Kwan’s explanation that the party was in a hurry to choose to a new leader for fear the Liberals would call a snap election after they had elected their new leader is nothing but b.s. – after all, the majority of MLAs, including potential leaders such as Mike Farnsworth and Adrian Dix, were still supporting James.
 
Most NDP MLAs will in their heart of hearts never trust Kwan or Lali again.
 
James in her statement on Monday noted: “Over the last two months, we’ve seen some members of our caucus decided to use their time and energy in-fighting instead of working on behalf of British Columbians.
 
“I and many others have made efforts to try and resolve this issue. We’ve reached out; we’ve tried to get people back to work.
 
“I sent a message … our party’s governing body sent a very clear message.
 
“But the in-fighting continues. I’ve spent my entire life working at building things, not complaining and taking them apart.
 
“And right now, at this point in time, my time and energy as leader is consumed with the in-fighting. And that’s not right.
 
“It’s not productive, it’s not useful and most importantly, it’s not serving the people of British Columbia.
“Fighting amongst ourselves is not what we were elected to do.”
 
She said: “I have always believed in putting the common good ahead of personal gain.”
 
James added: “It is time for all caucus members to find a way to unite to serve British Columbians.”

 

( Photo: Harry Lali )
 
THAT brings us to the inevitable question: Who’ll be the next NDP leader?
 
I have been saying over the past few years that the best person to replace James would be Mike Farnsworth.
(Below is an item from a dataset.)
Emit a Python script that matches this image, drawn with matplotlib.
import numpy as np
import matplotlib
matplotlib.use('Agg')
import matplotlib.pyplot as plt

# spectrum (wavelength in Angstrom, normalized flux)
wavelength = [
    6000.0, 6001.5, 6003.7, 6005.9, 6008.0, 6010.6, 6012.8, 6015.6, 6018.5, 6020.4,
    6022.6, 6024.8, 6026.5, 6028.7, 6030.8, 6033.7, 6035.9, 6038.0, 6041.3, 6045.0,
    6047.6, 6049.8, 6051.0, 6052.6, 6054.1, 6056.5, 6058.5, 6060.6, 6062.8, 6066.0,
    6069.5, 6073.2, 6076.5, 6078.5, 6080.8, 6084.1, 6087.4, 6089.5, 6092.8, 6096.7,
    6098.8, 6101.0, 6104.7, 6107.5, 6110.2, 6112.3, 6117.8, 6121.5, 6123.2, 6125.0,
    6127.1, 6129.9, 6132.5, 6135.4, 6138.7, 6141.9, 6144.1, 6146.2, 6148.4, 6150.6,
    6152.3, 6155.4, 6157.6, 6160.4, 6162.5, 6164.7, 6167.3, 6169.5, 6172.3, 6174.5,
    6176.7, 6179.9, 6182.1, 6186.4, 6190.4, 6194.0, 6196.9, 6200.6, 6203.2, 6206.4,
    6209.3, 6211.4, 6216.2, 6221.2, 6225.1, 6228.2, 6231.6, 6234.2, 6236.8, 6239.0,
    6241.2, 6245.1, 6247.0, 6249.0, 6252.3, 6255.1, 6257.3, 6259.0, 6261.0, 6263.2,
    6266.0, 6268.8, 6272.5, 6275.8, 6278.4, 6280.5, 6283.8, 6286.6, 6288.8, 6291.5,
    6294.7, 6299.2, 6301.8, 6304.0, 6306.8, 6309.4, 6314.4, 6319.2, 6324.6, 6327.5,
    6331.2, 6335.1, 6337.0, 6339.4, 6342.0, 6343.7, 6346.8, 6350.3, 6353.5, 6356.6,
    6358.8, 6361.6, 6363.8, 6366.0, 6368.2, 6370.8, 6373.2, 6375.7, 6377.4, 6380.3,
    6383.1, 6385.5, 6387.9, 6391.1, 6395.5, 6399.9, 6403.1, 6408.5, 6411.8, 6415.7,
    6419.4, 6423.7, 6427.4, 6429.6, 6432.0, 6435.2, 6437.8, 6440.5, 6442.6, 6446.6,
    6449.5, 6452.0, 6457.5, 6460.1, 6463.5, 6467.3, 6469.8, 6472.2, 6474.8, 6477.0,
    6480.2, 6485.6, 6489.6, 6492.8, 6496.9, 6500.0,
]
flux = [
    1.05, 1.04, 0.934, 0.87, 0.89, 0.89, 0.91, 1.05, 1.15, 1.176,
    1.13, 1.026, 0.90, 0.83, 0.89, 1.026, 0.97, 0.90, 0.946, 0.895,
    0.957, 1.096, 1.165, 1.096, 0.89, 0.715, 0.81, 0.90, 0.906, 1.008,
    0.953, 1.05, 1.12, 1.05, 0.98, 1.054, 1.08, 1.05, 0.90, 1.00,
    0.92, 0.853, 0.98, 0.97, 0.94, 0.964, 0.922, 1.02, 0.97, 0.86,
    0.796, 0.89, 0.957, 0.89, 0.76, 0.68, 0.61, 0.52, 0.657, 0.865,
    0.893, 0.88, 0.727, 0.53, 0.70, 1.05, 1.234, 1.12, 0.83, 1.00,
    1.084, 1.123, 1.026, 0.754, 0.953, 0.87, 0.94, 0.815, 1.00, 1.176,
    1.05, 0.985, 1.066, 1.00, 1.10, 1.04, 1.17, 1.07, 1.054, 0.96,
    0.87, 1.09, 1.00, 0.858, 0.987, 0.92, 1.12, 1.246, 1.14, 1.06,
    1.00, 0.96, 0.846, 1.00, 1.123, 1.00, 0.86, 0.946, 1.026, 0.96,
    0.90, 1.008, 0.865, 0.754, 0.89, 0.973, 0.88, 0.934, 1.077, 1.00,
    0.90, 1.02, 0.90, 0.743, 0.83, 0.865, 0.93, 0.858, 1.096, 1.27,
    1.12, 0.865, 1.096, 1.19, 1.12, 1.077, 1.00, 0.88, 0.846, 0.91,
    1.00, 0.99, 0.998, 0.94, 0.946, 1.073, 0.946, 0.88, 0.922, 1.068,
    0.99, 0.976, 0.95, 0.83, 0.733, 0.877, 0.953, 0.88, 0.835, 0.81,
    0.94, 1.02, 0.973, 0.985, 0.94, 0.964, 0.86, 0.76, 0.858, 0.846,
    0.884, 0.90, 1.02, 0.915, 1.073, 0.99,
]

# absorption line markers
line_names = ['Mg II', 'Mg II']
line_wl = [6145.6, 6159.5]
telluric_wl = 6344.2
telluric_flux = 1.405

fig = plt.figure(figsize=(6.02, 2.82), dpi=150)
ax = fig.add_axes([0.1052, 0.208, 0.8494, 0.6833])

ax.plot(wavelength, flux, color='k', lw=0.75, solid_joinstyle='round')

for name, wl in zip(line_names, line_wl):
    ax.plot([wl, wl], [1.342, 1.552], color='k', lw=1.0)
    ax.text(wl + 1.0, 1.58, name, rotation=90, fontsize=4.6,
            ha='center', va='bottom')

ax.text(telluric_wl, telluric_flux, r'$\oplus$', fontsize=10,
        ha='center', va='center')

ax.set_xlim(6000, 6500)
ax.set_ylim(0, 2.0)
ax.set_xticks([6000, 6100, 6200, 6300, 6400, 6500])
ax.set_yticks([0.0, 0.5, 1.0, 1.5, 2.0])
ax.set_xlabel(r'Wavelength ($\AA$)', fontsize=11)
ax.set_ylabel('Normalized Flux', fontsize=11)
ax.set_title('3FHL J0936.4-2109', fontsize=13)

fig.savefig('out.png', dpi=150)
Adrian Dix would also make a good leader.
 
Interestingly, an Ipsos Reid poll conducted for Global B.C. on December 6 and 7 asked 1,400 random adults to rate 17 possible leaders and, after deducting the negative impression from the positive impression, found that FARNWORTH’S net impression score was the HIGHEST at 15 (31 per cent positive and 16 per cent negative), former MLA Corky Evans came second with a score of 7 and Adrian Dix was third with 6.
 
The ones at the lowest end: George Heyman, former B.C. Government Employees Union boss (minus 17), Jim Sinclair, B.C. Federation of Labour boss (minus 26) and NDP President Moe Sihota (minus 41).
 
But, as MLA John Horgan told the Globe and Mail newspaper: “There are 21 caucus members – I among them – who are even now scratching their heads about what the expectations of the 13 are now.
 
“It’s a pretty brutal business. … It would give anyone who would seek to lead the NDP pause.”

 

AND an Angus Reid polled released on Thursday showed the massive damage that Kwan, Lali and the other dissidents have inflicted on their party: an online survey of 804 adults showed that the NDP and the Liberals are now neck-and-neck with the NDP support dropping from 47 per cent last month to 36 per cent among decided voters.
 
Christy Clark is the most popular choice among Liberals leaders with 41 per cent, while Mike Farnworth is the most popular one among the NDP leaders with 34 per cent.